Return the lines from the line containing "Clone this diagram in TikZ." through the line containing "(0,0) rectangle (861,326);" exactly. No other line should appear in the answer.

□ □ □ □ □

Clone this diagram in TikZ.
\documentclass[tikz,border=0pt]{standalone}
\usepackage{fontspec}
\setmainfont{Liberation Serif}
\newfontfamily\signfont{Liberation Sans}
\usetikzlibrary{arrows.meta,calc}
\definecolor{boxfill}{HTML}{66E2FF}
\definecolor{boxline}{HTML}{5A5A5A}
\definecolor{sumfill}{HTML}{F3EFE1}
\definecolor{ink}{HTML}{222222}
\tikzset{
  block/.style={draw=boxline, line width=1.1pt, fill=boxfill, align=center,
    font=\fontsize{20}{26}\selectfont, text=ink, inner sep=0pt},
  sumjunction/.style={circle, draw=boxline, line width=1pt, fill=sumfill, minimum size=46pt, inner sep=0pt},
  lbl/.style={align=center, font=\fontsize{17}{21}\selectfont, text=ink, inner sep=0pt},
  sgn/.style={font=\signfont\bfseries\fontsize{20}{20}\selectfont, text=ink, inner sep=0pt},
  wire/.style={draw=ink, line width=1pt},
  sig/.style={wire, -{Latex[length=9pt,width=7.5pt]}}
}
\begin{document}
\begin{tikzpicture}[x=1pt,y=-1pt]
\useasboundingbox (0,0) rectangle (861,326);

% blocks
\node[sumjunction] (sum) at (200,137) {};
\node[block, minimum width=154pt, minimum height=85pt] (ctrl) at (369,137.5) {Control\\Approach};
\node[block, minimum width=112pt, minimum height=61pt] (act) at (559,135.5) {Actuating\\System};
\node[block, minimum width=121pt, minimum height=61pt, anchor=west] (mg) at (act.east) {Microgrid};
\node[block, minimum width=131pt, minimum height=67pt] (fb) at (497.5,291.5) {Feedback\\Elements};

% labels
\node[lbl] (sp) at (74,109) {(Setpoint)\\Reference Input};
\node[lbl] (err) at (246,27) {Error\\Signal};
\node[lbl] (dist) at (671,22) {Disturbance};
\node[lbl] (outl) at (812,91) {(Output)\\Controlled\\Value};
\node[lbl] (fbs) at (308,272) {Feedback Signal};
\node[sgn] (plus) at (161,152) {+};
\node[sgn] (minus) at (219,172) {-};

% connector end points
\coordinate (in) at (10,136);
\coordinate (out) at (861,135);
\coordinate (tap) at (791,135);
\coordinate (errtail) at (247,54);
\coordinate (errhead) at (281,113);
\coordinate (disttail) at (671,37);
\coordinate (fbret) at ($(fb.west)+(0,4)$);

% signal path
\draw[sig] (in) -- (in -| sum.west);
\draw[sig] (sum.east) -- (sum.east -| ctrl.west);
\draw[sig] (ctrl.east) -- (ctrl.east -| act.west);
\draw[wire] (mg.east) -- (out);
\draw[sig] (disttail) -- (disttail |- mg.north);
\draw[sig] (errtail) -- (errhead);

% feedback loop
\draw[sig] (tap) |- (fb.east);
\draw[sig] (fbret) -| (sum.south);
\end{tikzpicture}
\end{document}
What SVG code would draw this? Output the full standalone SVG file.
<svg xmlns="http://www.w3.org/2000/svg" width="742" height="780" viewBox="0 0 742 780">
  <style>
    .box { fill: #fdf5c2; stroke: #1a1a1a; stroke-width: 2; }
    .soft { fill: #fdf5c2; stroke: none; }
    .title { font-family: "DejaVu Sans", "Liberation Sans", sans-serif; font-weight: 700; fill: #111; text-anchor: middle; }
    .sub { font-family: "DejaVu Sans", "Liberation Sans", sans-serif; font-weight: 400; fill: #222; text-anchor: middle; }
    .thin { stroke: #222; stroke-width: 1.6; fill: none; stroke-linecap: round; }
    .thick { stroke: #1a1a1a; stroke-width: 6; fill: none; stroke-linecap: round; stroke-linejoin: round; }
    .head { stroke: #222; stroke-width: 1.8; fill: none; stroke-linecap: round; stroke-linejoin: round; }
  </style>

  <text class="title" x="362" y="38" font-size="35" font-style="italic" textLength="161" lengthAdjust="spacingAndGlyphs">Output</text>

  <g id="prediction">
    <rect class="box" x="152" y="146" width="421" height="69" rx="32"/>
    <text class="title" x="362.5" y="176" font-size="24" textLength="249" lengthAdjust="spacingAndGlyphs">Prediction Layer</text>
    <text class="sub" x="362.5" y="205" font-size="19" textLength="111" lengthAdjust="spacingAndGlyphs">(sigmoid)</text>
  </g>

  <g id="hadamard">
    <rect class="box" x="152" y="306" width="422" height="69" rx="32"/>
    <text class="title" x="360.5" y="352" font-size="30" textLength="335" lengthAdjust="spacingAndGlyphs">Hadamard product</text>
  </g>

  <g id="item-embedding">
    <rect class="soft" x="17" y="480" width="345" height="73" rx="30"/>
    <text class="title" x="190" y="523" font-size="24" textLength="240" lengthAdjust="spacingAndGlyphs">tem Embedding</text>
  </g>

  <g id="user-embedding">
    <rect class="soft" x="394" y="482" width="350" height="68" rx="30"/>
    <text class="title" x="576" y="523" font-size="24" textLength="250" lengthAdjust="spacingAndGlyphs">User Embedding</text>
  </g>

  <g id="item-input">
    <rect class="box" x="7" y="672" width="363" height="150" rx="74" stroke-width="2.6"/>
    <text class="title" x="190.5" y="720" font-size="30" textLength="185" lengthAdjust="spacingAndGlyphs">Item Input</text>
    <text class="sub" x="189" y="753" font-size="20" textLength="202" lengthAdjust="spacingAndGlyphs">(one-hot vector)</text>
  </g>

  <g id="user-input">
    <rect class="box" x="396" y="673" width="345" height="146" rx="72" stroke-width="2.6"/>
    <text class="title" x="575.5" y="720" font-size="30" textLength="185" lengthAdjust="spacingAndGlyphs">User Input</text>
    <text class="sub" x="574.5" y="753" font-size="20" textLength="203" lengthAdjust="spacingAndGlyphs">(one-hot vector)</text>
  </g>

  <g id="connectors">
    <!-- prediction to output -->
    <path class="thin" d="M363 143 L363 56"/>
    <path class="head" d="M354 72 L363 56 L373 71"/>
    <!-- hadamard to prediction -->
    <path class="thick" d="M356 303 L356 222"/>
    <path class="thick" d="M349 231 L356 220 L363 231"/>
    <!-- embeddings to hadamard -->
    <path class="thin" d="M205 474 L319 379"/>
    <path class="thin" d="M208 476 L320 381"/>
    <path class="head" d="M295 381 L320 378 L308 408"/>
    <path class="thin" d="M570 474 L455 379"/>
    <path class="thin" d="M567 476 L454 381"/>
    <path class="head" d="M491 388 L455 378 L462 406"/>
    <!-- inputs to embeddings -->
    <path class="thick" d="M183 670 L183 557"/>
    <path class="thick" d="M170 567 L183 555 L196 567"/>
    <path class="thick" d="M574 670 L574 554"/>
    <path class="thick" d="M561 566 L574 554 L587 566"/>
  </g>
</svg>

□ □ □ □ □

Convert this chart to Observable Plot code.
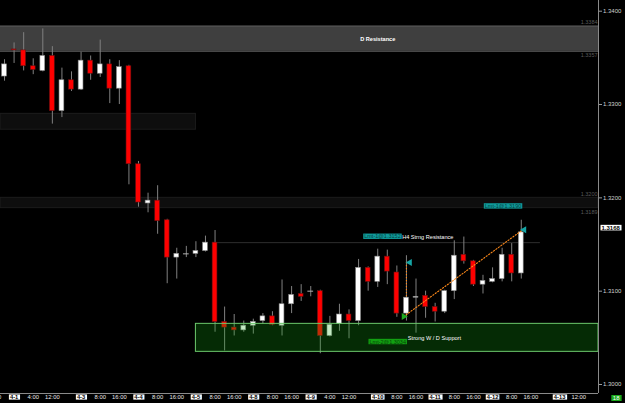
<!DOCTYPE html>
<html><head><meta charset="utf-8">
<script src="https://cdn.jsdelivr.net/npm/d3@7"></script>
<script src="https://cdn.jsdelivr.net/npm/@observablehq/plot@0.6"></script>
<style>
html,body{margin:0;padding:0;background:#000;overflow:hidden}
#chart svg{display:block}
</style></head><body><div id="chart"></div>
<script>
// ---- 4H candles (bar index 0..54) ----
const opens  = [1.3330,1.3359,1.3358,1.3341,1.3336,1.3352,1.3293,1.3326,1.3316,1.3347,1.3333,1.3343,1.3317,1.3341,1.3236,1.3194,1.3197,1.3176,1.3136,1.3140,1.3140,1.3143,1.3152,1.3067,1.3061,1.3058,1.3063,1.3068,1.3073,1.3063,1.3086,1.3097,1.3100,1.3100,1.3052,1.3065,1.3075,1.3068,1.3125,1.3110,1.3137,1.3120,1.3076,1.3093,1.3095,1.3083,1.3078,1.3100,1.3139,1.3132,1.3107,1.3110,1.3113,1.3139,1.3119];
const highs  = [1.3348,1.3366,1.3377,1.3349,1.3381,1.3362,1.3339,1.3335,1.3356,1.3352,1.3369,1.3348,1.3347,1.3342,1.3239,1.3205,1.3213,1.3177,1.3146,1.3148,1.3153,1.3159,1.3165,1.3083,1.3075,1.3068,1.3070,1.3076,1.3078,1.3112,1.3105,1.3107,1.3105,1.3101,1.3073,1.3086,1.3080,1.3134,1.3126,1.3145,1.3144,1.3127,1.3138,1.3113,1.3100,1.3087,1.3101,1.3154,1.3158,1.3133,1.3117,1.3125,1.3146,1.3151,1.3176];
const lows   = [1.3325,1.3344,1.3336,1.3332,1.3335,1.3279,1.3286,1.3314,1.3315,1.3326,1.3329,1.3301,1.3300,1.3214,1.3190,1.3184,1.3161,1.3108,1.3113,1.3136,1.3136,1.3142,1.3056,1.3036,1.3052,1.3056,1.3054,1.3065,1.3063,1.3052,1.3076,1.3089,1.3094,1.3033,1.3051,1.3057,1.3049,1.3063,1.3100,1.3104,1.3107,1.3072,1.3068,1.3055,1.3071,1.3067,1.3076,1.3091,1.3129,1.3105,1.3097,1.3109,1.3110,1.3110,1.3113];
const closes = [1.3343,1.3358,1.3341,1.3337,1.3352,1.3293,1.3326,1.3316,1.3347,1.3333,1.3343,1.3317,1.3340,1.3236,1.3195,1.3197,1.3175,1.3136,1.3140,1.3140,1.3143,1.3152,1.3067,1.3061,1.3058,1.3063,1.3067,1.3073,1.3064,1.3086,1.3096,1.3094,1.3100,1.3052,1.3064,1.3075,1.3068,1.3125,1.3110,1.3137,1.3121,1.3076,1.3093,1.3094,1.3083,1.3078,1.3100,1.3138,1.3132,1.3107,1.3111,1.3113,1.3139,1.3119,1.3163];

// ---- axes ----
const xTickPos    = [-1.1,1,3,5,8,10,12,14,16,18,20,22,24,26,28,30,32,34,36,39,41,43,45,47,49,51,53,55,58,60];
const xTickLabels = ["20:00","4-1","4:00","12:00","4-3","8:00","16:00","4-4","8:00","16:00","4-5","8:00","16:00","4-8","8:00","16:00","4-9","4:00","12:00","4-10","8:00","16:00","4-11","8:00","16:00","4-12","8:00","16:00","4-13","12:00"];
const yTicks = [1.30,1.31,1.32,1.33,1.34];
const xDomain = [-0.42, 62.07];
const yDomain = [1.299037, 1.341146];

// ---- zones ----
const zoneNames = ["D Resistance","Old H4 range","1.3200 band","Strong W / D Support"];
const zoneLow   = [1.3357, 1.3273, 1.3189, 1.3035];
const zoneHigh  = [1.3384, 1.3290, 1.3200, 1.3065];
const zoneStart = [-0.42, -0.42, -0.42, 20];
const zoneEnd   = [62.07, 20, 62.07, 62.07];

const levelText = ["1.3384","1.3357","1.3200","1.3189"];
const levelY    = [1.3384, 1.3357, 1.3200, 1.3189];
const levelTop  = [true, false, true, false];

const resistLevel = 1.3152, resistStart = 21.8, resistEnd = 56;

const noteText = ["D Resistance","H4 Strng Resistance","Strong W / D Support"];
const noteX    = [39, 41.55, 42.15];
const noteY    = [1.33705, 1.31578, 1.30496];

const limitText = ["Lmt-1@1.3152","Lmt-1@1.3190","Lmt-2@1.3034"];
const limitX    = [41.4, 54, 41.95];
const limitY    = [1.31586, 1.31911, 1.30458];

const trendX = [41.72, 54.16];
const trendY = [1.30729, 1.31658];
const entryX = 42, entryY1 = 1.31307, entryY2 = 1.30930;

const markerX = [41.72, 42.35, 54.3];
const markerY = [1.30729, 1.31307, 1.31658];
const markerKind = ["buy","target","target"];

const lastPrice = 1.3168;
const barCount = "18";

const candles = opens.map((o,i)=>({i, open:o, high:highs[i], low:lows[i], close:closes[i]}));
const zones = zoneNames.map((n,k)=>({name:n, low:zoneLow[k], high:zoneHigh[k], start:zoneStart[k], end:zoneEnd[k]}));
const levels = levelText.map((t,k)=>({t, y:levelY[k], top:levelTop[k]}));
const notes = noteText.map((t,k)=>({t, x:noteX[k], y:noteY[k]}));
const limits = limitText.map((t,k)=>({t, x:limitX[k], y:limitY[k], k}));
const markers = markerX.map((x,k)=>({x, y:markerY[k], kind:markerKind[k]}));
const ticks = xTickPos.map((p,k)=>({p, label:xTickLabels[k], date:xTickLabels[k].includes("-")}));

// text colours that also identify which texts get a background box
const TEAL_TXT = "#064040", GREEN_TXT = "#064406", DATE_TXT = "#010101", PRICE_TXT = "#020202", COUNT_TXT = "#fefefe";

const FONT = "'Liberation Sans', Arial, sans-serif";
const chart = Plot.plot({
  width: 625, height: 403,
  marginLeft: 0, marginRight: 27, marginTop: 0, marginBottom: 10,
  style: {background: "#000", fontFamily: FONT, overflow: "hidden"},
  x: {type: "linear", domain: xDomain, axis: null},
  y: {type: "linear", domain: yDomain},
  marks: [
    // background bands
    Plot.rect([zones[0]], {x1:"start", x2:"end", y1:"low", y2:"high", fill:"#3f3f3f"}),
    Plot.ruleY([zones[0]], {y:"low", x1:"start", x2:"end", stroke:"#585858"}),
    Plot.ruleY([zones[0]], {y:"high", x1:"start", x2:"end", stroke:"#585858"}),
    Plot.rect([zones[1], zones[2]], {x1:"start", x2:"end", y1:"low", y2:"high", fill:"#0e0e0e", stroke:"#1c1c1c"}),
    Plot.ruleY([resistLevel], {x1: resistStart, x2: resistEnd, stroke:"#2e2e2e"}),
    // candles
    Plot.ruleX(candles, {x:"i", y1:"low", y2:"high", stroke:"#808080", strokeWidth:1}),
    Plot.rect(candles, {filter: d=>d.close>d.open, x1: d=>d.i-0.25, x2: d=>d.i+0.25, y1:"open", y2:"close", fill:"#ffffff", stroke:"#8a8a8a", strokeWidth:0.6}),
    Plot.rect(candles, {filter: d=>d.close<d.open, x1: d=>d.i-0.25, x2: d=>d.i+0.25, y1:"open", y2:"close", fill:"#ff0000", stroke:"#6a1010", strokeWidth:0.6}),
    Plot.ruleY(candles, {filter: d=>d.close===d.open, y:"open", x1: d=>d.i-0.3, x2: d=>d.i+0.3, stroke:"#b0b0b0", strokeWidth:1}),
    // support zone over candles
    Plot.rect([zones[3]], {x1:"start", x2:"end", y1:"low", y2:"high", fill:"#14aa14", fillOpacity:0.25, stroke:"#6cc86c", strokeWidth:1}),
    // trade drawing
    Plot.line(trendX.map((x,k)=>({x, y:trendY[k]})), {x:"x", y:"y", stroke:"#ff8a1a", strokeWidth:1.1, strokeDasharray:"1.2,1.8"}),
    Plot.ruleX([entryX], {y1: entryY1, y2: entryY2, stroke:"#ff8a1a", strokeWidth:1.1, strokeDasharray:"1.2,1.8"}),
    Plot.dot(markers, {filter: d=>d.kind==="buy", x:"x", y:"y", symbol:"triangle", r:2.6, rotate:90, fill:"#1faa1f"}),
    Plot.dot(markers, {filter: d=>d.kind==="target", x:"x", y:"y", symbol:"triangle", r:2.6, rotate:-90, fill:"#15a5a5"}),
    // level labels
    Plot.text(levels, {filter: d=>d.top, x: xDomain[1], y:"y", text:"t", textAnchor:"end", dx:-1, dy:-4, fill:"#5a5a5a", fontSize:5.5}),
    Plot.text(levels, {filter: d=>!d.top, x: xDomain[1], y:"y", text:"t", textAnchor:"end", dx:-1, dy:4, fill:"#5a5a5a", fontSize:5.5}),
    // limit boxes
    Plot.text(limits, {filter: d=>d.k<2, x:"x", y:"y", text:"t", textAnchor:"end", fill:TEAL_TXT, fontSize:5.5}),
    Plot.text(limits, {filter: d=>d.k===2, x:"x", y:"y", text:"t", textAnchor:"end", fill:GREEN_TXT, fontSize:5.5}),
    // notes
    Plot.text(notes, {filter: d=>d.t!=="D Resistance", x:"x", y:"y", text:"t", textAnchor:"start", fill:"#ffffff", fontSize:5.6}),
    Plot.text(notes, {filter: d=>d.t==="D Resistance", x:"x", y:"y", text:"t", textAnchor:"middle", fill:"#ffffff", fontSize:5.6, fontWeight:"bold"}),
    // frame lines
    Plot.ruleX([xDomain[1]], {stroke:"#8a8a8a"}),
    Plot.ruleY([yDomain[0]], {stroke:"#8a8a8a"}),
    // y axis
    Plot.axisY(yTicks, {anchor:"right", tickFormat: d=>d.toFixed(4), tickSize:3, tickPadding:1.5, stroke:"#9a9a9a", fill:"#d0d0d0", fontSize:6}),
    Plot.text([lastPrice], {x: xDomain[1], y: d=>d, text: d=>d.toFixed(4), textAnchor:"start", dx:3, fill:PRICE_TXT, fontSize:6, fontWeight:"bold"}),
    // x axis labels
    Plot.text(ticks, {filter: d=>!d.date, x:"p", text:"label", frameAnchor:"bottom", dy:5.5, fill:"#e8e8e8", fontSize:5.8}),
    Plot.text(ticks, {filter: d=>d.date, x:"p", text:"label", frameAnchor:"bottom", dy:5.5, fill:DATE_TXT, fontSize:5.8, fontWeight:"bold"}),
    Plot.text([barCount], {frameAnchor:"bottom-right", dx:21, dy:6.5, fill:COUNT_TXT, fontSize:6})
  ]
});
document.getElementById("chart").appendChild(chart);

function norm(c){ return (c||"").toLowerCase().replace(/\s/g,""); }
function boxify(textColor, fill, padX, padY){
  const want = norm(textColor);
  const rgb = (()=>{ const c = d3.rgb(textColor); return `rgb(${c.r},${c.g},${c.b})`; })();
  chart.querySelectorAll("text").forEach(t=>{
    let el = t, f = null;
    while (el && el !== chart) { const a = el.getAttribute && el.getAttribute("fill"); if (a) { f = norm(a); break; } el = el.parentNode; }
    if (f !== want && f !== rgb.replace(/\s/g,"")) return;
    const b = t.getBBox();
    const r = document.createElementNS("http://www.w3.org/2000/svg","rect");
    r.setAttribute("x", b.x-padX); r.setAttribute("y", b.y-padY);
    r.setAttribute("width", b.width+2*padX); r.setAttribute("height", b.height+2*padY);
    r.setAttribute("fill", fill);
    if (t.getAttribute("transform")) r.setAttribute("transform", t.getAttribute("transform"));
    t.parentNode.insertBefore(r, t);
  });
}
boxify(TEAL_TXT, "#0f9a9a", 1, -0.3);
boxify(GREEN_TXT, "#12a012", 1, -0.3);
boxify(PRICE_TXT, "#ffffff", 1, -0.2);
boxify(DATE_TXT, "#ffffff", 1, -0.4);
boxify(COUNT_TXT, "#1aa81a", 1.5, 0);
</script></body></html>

□ □ □ □ □

Answer to this problem =
Clone this diagram in TikZ.
\documentclass[tikz,border=0pt]{standalone}
\usepackage{fontspec}
\setmainfont{Liberation Serif}
\newfontfamily\signfont{Liberation Sans}
\usetikzlibrary{arrows.meta,calc}
\definecolor{boxfill}{HTML}{66E2FF}
\definecolor{boxline}{HTML}{5A5A5A}
\definecolor{sumfill}{HTML}{F3EFE1}
\definecolor{ink}{HTML}{222222}
\tikzset{
  block/.style={draw=boxline, line width=1.1pt, fill=boxfill, align=center,
    font=\fontsize{20}{26}\selectfont, text=ink, inner sep=0pt},
  sumjunction/.style={circle, draw=boxline, line width=1pt, fill=sumfill, minimum size=46pt, inner sep=0pt},
  lbl/.style={align=center, font=\fontsize{17}{21}\selectfont, text=ink, inner sep=0pt},
  sgn/.style={font=\signfont\bfseries\fontsize{20}{20}\selectfont, text=ink, inner sep=0pt},
  wire/.style={draw=ink, line width=1pt},
  sig/.style={wire, -{Latex[length=9pt,width=7.5pt]}}
}
\begin{document}
\begin{tikzpicture}[x=1pt,y=-1pt]
\useasboundingbox (0,0) rectangle (861,326);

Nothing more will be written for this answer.